Can’t beat that deal (though you can get a pitcher of mixed drinks for like 15 bucks), but my hometown bar also only accepts cash, and they’re also a restaurant. It’s got to be a tax evasion thing, right?
All my rowdy friends have settled down. Also, none of my rowdy friends will hit up Cowboys Arlington with me.
I feel like Concrete Cowboy-Dallas is the play tomorrow night, no?
I know I’m on my high-horse here, but it’s always entertaining and satisfying conversing with the people at the bars on Thanksgiving Eve in your hometown who furiously justify their pyramid schemes, are “giving themselves some time (years) to grow,” or those who have just phoned it in and are dealing drugs.
Thanksgiving Eve is the worst bar night of the year. Don’t @ me.
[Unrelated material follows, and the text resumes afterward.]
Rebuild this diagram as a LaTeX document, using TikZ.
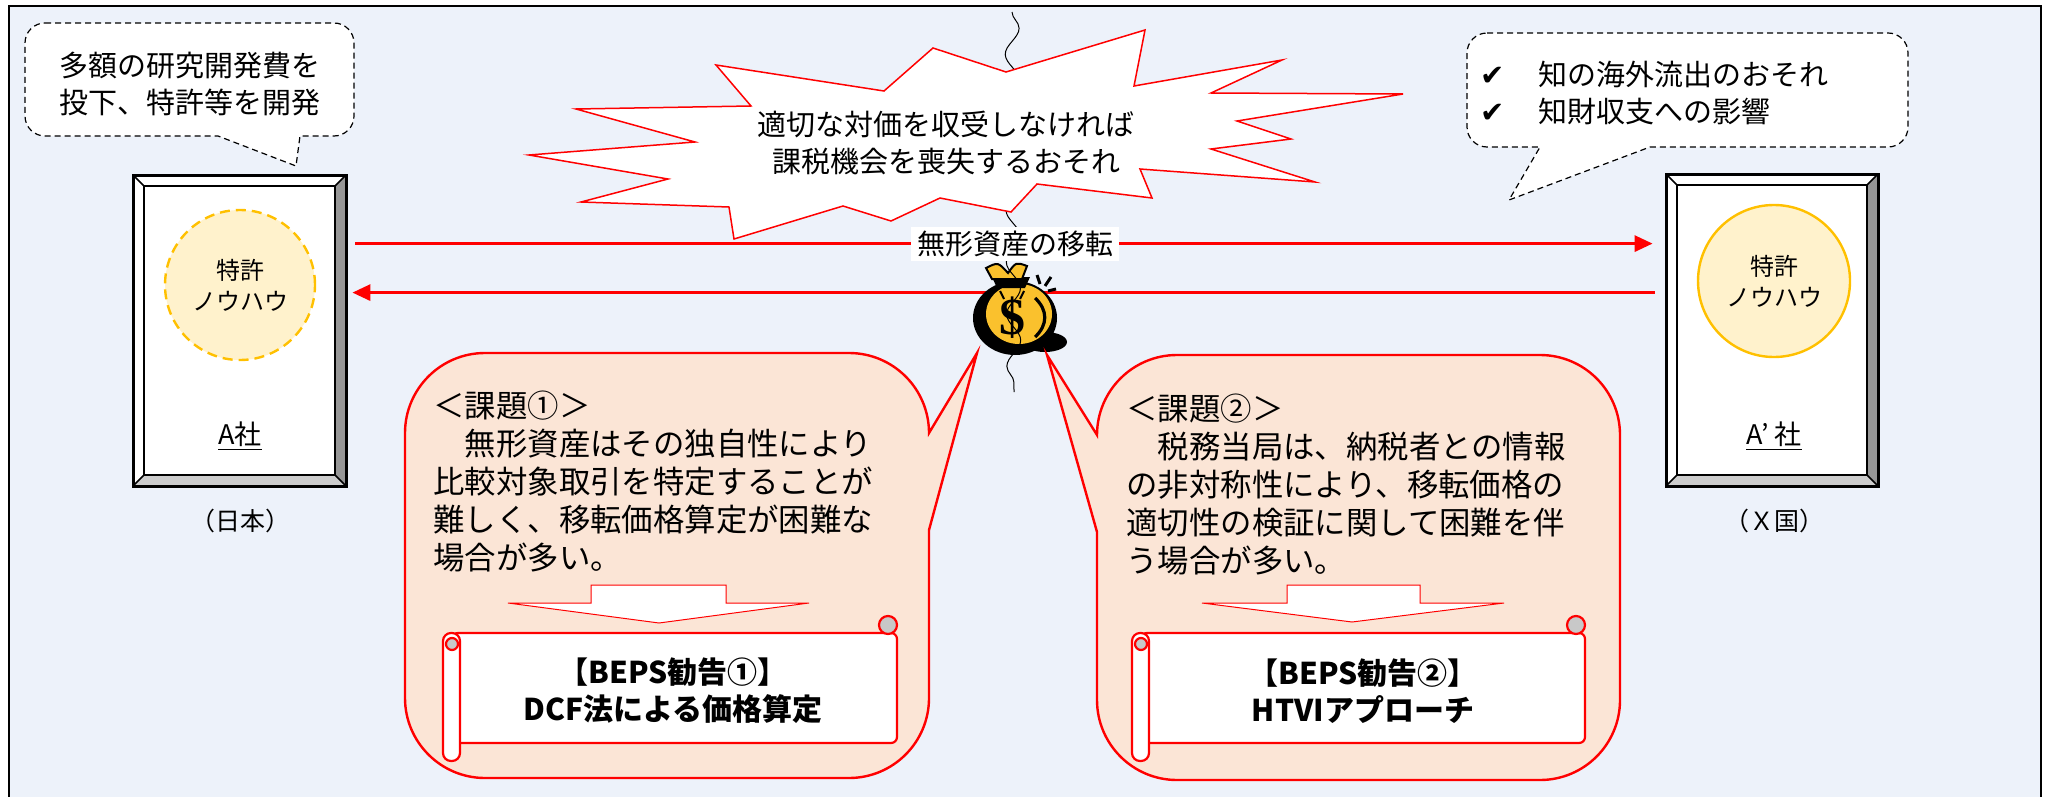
\documentclass[tikz,border=0pt]{standalone}
\usepackage{fontspec}
\setmainfont{Noto Sans CJK JP}
\newfontfamily\symfont{DejaVu Sans}
\newfontfamily\dollarfont{Liberation Serif}
\usetikzlibrary{arrows.meta,calc,decorations.pathmorphing}

\definecolor{bgblue}{RGB}{237,242,250}
\definecolor{peach}{RGB}{251,229,214}
\definecolor{knowfill}{RGB}{255,242,204}
\definecolor{amber}{RGB}{255,192,0}
\definecolor{bevdark}{RGB}{150,150,150}
\definecolor{bevlight}{RGB}{204,204,204}
\definecolor{gold}{RGB}{250,193,45}
\definecolor{scrollgray}{RGB}{200,200,200}

\tikzset{
  bubble/.style={draw=black, fill=white, line width=0.6pt, dash pattern=on 3pt off 2pt},
  bubbletext/.style={font=\fontsize{14.5}{18.5}\selectfont, align=center, inner sep=0pt},
  callout/.style={draw=red, fill=peach, line width=1.2pt},
  bodytext/.style={font=\fontsize{15.7}{19}\selectfont, align=left, inner sep=0pt, anchor=west},
  flow/.style={draw=red, line width=1.5pt, -{Triangle[length=9pt,width=8pt]}},
  downarrow/.style={draw=red, fill=white, line width=0.5pt},
  scrollbody/.style={draw=red, fill=white, line width=1.1pt},
  scrollroll/.style={draw=red, fill=scrollgray, line width=1.1pt},
  rectext/.style={font=\fontsize{15}{18.5}\selectfont\bfseries, align=center, inner sep=0pt},
  knowhow/.style={circle, fill=knowfill, draw=amber, line width=1.2pt, align=center,
    inner sep=0pt, font=\fontsize{12}{15.5}\selectfont},
  nametext/.style={font=\fontsize{13.5}{16}\selectfont, inner sep=1pt},
  regiontext/.style={font=\fontsize{12.5}{15}\selectfont, inner sep=1pt},
  framebox/.style={inner sep=0pt, minimum width=106.5pt, minimum height=155.5pt},
  burst/.style={draw=red, fill=white, line width=0.75pt},
}

\begin{document}
\begin{tikzpicture}[x=0.5pt, y=-0.5pt]
\useasboundingbox (0,0) rectangle (2049,797);

% panel background and frame
\fill[bgblue] (9,6) rectangle (2041,800);
\draw[black, line width=0.75pt] (9,800) -- (9,6) -- (2041,6) -- (2041,800);

% ---- speech bubble, left
\draw[bubble] (45,23) -- (334,23) arc[start angle=-90,end angle=0,radius=20]
  -- (354,116) arc[start angle=0,end angle=90,radius=20]
  -- (300,136) -- (296,166) -- (218,136)
  -- (45,136) arc[start angle=90,end angle=180,radius=20]
  -- (25,43) arc[start angle=180,end angle=270,radius=20] -- cycle;
\node[bubbletext] (noteA) at (190,84) {多額の研究開発費を\\投下、特許等を開発};

% ---- speech bubble, right
\draw[bubble] (1487,33) -- (1888,33) arc[start angle=-90,end angle=0,radius=20]
  -- (1908,127) arc[start angle=0,end angle=90,radius=20]
  -- (1650,147) -- (1509,200) -- (1540,147)
  -- (1487,147) arc[start angle=90,end angle=180,radius=20]
  -- (1467,53) arc[start angle=180,end angle=270,radius=20] -- cycle;
\node[bubbletext, align=left, anchor=west] (noteB) at (1480,93.5)
  {\makebox[29pt][l]{\symfont ✔}知の海外流出のおそれ\\\makebox[29pt][l]{\symfont ✔}知財収支への影響};

% ---- company A (bevelled frame)
\fill[white] (133,175) rectangle (346,486);
\fill[bevdark] (335,186) -- (346,175) -- (346,486) -- (335,475) -- cycle;
\fill[bevlight] (144,475) -- (335,475) -- (346,486) -- (133,486) -- cycle;
\draw[line width=1.5pt] (133,175) rectangle (346,486);
\draw[line width=1.1pt] (144,186) rectangle (335,475);
\draw[line width=0.8pt] (133,175) -- (144,186) (346,175) -- (335,186)
  (133,486) -- (144,475) (346,486) -- (335,475);
\node[framebox] (boxA) at (239.5,330.5) {};
\node[knowhow, minimum size=75pt, dash pattern=on 5pt off 3pt] (ipA) at (240,285) {特許\\ノウハウ};
\node[nametext] (nameA) at (240,436) {\underline{A社}};
\node[regiontext] (regA) at (240,521) {（日本）};

% ---- company A' (bevelled frame)
\fill[white] (1666,174) rectangle (1878,486);
\fill[bevdark] (1867,185) -- (1878,174) -- (1878,486) -- (1867,475) -- cycle;
\fill[bevlight] (1677,475) -- (1867,475) -- (1878,486) -- (1666,486) -- cycle;
\draw[line width=1.5pt] (1666,174) rectangle (1878,486);
\draw[line width=1.1pt] (1677,185) rectangle (1867,475);
\draw[line width=0.8pt] (1666,174) -- (1677,185) (1878,174) -- (1867,185)
  (1666,486) -- (1677,475) (1878,486) -- (1867,475);
\node[framebox, minimum width=106pt, minimum height=156pt] (boxB) at (1772,330) {};
\node[knowhow, minimum size=76pt] (ipB) at (1774,281) {特許\\ノウハウ};
\node[nametext] (nameB) at (1774,436) {\underline{A’\hspace{3pt}社}};
\node[regiontext] (regB) at (1774,521) {（Ｘ国）};

% ---- transfer arrows
\draw[flow] ($(boxA.north east)+(9,69)$) -- ($(boxB.north west)+(-13,70)$);
\draw[flow] ($(boxB.north west)+(-11,119)$) -- ($(boxA.north east)+(6,118)$);

% ---- money bag
\fill[black] (1045,342) ellipse[x radius=22, y radius=10];
\fill[black] (1015,318) ellipse[x radius=42, y radius=37];
\fill[gold] (1019,314) ellipse[x radius=33, y radius=30];
\fill[black] (992,277) -- (1030,277) -- (1025,288) -- (997,288) -- cycle;
\filldraw[fill=gold, draw=black, line width=1pt] (986,268) .. controls (998,262) .. (1008,273)
  .. controls (1016,262) .. (1027,266) -- (1022,279) -- (992,279) -- cycle;
\draw[black, line width=1.5pt] (1040,284) -- (1037,275) (1045,286) -- (1051,277) (1048,291) -- (1056,289);
\draw[black, line width=1pt] (1000,291) -- (1004,299) (1024,291) -- (1020,299);
\draw[black, line width=1.6pt] (1035,298) .. controls (1048,310) and (1048,325) .. (1035,337);
\node[font=\dollarfont\bfseries\fontsize{26}{26}\selectfont, inner sep=0pt] (dollar) at (1012,318) {\$};

% ---- wavy cord
\coordinate (cordtop) at (1012,12);
\coordinate (cordbot) at (1014,392);
\draw[black, line width=0.5pt, decorate, decoration={snake, amplitude=3.5pt, segment length=26pt}]
  (cordtop) -- (cordbot);

% ---- warning burst
\draw[burst] (716,65) -- (884,91) -- (933,48) -- (1006,72) -- (1145,30) -- (1134,86)
  -- (1282,60) -- (1211,93) -- (1403,94) -- (1237,121) -- (1291,139) -- (1211,149)
  -- (1315,182) -- (1140,169) -- (1152,198) -- (1037,184) -- (1011,212) -- (940,198)
  -- (891,221) -- (843,206) -- (734,239) -- (729,207) -- (581,202) -- (668,179)
  -- (529,155) -- (695,142) -- (576,109) -- (751,106) -- cycle;
\node[bubbletext] (warn) at (946,143) {適切な対価を収受しなければ\\課税機会を喪失するおそれ};

% ---- transfer label
\node[fill=white, inner xsep=3pt, inner ysep=2pt, font=\fontsize{14}{14}\selectfont] (xfer) at (1015,244) {無形資産の移転};

% ---- issue 1 callout
\draw[callout] (485,353) -- (849,353) arc[start angle=-90,end angle=0,radius=80]
  -- (977,353) -- (929,530)
  -- (929,698) arc[start angle=0,end angle=90,radius=80]
  -- (485,778) arc[start angle=90,end angle=180,radius=80]
  -- (405,433) arc[start angle=180,end angle=270,radius=80] -- cycle;
\node[bodytext] (issue1) at (433,482)
  {＜課題①＞\\　無形資産はその独自性により\\比較対象取引を特定することが\\難しく、移転価格算定が困難な\\場合が多い。};
\draw[downarrow] (591,585) -- (726,585) -- (726,603) -- (809,603) -- (659,623)
  -- (508,603) -- (591,603) -- cycle;
\draw[scrollbody, rounded corners=3pt] (452,633) rectangle (897,743);
\draw[scrollbody, rounded corners=4pt] (443,633) rectangle (460,761);
\draw[scrollroll] (452,644) circle[radius=6];
\draw[scrollroll] (888,625) circle[radius=9];
\node[rectext] (rec1) at (673,691) {【BEPS勧告①】\\DCF法による価格算定};

% ---- issue 2 callout
\draw[callout] (1177,355) -- (1540,355) arc[start angle=-90,end angle=0,radius=80]
  -- (1620,700) arc[start angle=0,end angle=90,radius=80]
  -- (1177,780) arc[start angle=90,end angle=180,radius=80]
  -- (1097,532) -- (1047,355)
  -- (1097,435) arc[start angle=180,end angle=270,radius=80] -- cycle;
\node[bodytext] (issue2) at (1126,485)
  {＜課題②＞\\　税務当局は、納税者との情報\\の非対称性により、移転価格の\\適切性の検証に関して困難を伴\\う場合が多い。};
\draw[downarrow] (1287,585) -- (1420,585) -- (1420,603) -- (1504,603) -- (1352,622)
  -- (1202,603) -- (1287,603) -- cycle;
\draw[scrollbody, rounded corners=3pt] (1141,633) rectangle (1585,743);
\draw[scrollbody, rounded corners=4pt] (1132,633) rectangle (1149,761);
\draw[scrollroll] (1141,644) circle[radius=6];
\draw[scrollroll] (1576,625) circle[radius=9];
\node[rectext] (rec2) at (1363,691) {【BEPS勧告②】\\HTVIアプローチ};

\end{tikzpicture}
\end{document}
Thanksgiving Night, on the other hand…
How big does your hometown have to be for this not to be a thing? I’m heading home for thanksgiving and there’s not a single bar that everyone from high school would be at, at least without heavy coordination that I don’t think anyone wants to do
Perks of my parents moving from my hometown 2 years ago
my hometown’s townie bar closed down over the summer so I have no idea what everyone is going to do
Same here, RIP Colorado Café in Watchung, NJ. A haven for rekindling high school hookups that was masquerading as a country western bar
Was dead set on staying home this year…halfway through the article I group texted the squad. Well played, Duda.
Tbh if I wasn’t working and out of state for the holiday, I’d probably be at Punky’s or O’Neill’s tonight with everyone me, my brother, and our mom went to high school with. Viva the Midwest.